# What you need to do
Look at the data below and print exactly the lines from its first line through the line with "const yTicks = [-100, -50, 0, 50, 100];"; the pictures stay out of the copy.

# START OF Provided material

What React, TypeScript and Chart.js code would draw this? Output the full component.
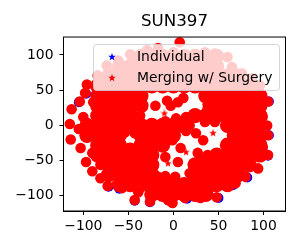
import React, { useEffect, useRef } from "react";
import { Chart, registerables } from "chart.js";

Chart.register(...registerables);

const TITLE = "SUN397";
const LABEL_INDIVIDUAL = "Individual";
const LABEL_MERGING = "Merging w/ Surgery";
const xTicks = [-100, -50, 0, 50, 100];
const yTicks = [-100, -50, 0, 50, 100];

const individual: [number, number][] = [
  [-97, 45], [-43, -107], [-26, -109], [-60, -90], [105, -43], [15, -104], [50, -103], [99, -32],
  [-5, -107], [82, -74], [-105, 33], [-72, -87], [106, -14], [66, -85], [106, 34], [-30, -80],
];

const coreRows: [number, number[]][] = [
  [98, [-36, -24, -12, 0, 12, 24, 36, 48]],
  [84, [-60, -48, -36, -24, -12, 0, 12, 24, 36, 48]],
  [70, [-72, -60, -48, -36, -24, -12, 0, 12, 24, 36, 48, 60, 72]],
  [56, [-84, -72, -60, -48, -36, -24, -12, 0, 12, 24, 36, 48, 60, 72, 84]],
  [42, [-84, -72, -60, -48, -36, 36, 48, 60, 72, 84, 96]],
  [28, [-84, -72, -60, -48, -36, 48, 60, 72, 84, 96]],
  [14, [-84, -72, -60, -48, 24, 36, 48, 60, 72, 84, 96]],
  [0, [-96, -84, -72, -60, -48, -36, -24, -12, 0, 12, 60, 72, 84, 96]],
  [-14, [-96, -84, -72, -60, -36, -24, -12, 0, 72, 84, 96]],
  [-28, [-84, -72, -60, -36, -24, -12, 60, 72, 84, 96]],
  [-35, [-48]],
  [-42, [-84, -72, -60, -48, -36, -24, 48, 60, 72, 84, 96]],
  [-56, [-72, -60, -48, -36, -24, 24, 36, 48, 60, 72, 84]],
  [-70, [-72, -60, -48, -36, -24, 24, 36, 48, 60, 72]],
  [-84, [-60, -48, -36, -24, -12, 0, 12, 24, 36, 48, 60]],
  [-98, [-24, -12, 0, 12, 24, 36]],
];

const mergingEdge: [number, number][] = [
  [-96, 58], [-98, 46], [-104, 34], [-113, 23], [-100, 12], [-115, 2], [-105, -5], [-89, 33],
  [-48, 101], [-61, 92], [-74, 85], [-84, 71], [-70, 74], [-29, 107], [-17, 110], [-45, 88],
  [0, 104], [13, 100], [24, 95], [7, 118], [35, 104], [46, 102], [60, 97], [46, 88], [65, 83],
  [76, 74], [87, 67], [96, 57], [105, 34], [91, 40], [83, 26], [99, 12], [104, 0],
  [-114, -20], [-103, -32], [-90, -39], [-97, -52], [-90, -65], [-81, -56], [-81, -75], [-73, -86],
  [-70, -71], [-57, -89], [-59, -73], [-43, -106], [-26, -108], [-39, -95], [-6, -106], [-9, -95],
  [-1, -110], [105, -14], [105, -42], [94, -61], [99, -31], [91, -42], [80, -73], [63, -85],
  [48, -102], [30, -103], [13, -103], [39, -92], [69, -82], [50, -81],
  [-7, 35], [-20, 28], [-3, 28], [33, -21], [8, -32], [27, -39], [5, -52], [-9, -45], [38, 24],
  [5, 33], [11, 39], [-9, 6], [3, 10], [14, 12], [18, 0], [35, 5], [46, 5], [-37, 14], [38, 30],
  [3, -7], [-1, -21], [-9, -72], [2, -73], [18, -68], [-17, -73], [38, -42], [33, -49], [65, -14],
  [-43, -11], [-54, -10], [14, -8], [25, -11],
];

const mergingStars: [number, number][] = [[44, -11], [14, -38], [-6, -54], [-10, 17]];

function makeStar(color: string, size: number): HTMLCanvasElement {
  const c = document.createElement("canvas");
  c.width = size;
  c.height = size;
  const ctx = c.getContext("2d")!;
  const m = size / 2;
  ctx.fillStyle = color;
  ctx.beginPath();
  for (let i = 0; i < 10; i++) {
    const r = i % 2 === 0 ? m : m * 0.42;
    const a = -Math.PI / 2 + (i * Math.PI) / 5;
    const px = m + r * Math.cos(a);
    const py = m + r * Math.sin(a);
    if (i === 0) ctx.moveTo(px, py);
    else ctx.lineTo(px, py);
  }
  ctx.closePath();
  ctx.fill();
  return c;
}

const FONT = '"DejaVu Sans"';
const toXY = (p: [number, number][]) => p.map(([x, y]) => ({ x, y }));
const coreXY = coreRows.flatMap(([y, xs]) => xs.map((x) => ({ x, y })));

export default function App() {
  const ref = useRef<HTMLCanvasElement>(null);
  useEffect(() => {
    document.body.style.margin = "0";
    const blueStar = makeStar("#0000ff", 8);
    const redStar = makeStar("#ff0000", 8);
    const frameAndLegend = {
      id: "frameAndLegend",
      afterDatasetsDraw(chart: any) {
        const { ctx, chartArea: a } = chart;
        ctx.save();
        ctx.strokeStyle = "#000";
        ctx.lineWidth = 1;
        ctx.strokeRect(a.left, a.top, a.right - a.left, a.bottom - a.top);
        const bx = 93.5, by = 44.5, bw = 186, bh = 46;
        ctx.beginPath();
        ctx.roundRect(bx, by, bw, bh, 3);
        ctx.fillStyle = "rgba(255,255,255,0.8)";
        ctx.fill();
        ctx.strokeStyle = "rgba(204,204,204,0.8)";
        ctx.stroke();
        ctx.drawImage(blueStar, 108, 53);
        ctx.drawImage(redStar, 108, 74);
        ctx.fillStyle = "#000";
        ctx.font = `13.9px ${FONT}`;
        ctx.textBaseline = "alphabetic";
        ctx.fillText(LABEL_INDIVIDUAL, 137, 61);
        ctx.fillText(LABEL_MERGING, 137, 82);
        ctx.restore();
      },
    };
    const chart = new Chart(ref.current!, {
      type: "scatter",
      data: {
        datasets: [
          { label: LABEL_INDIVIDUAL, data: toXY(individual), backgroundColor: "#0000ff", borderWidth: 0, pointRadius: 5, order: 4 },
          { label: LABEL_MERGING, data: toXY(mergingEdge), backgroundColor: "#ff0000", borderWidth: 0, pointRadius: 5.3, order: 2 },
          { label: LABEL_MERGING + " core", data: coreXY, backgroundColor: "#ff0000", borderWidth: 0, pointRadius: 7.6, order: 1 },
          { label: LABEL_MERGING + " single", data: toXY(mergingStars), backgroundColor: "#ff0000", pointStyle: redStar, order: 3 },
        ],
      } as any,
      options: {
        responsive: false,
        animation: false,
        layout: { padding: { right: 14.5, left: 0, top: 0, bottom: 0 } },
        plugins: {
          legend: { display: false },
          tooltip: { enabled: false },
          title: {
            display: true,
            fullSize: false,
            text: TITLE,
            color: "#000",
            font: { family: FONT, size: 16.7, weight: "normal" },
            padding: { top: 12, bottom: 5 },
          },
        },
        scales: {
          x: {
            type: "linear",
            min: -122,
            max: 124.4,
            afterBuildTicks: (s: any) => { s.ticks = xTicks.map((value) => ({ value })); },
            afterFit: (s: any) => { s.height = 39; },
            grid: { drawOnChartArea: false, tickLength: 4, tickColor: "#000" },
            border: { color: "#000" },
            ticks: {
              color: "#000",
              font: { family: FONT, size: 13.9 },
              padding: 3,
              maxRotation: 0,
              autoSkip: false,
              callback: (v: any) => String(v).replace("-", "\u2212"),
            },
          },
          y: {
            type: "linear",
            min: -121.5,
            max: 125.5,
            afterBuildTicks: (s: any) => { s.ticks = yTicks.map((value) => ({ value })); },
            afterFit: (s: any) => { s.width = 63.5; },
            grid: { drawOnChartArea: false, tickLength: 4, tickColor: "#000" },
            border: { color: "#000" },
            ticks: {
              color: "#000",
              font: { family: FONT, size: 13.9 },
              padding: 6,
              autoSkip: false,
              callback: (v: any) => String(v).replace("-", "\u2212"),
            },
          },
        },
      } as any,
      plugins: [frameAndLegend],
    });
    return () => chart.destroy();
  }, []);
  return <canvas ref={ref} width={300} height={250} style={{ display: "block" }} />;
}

# END OF Provided material

# Written solution
What React, TypeScript and Chart.js code would draw this? Output the full component.
import React, { useEffect, useRef } from "react";
import { Chart, registerables } from "chart.js";

Chart.register(...registerables);

const TITLE = "SUN397";
const LABEL_INDIVIDUAL = "Individual";
const LABEL_MERGING = "Merging w/ Surgery";
const xTicks = [-100, -50, 0, 50, 100];
const yTicks = [-100, -50, 0, 50, 100];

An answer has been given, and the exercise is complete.